— begin —

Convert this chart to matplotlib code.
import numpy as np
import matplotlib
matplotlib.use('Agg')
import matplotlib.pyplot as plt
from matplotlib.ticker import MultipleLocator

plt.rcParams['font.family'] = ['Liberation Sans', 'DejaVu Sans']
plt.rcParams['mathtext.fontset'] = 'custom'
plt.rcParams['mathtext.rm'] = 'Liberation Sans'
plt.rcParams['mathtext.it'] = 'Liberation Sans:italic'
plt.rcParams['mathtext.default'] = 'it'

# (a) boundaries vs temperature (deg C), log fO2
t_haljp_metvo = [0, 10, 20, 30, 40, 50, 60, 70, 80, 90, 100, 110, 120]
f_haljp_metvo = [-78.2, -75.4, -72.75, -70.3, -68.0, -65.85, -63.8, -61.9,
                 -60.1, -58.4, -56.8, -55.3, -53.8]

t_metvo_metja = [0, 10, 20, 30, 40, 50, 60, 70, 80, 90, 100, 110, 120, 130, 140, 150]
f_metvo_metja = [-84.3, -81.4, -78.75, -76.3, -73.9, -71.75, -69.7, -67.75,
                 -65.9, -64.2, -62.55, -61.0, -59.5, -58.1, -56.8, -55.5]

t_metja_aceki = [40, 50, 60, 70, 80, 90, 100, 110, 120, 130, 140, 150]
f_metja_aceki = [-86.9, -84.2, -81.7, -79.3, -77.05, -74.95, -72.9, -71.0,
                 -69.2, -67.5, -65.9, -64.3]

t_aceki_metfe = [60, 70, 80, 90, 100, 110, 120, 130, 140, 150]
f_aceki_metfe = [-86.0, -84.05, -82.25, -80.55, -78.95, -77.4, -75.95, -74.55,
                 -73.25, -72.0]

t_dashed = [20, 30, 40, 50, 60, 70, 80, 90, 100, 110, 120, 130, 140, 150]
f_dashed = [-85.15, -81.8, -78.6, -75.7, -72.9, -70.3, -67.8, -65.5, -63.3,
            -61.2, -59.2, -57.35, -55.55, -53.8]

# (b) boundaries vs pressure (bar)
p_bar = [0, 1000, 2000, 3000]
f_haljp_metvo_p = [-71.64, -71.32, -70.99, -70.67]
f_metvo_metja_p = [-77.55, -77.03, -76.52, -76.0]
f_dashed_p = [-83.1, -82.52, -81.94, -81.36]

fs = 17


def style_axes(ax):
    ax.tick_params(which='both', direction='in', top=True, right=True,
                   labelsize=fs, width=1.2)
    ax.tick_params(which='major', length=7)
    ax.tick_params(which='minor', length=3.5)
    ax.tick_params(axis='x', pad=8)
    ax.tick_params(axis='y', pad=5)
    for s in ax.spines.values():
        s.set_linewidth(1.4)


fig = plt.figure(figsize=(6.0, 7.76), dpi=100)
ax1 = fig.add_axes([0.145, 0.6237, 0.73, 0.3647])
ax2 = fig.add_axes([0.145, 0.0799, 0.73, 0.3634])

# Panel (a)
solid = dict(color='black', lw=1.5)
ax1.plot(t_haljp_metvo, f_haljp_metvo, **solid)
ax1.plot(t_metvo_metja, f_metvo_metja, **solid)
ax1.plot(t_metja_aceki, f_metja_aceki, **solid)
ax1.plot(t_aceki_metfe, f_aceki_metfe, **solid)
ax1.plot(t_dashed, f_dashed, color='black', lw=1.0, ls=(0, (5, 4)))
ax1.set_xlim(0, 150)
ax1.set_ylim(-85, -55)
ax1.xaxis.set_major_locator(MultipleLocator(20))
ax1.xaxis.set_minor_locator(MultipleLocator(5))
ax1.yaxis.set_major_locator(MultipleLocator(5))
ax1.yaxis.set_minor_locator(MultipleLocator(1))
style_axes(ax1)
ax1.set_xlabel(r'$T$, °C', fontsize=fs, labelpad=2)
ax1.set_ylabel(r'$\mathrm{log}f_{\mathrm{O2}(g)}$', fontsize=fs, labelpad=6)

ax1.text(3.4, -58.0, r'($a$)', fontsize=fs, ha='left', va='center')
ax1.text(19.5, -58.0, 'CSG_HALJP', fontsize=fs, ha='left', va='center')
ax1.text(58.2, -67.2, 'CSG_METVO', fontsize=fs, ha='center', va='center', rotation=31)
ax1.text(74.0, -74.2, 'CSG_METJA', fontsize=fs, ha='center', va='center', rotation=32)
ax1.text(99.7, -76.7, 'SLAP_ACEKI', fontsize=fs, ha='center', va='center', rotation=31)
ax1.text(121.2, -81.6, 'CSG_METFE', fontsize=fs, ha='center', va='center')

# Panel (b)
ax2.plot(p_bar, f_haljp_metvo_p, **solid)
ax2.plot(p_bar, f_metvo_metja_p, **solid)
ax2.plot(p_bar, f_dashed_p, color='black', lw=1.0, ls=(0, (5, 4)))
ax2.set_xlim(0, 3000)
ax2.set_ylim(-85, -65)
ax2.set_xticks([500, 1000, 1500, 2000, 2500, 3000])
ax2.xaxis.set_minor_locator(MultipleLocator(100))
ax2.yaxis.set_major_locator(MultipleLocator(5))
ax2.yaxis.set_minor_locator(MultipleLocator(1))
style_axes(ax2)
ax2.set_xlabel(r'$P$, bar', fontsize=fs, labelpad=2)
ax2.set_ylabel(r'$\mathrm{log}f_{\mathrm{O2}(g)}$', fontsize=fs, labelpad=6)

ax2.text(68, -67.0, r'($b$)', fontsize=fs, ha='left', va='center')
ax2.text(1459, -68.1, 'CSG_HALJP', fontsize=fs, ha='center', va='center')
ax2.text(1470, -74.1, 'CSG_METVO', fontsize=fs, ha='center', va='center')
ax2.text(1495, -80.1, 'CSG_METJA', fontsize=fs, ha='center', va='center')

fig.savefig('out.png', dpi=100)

— end —

### STATED TASK
Quote exactly the opening line of the material above and every line after it, up to and including the line that contains "from matplotlib.ticker import MultipleLocator".

### SOLUTION FOR THIS EXERCISE
Convert this chart to matplotlib code.
import numpy as np
import matplotlib
matplotlib.use('Agg')
import matplotlib.pyplot as plt
from matplotlib.ticker import MultipleLocator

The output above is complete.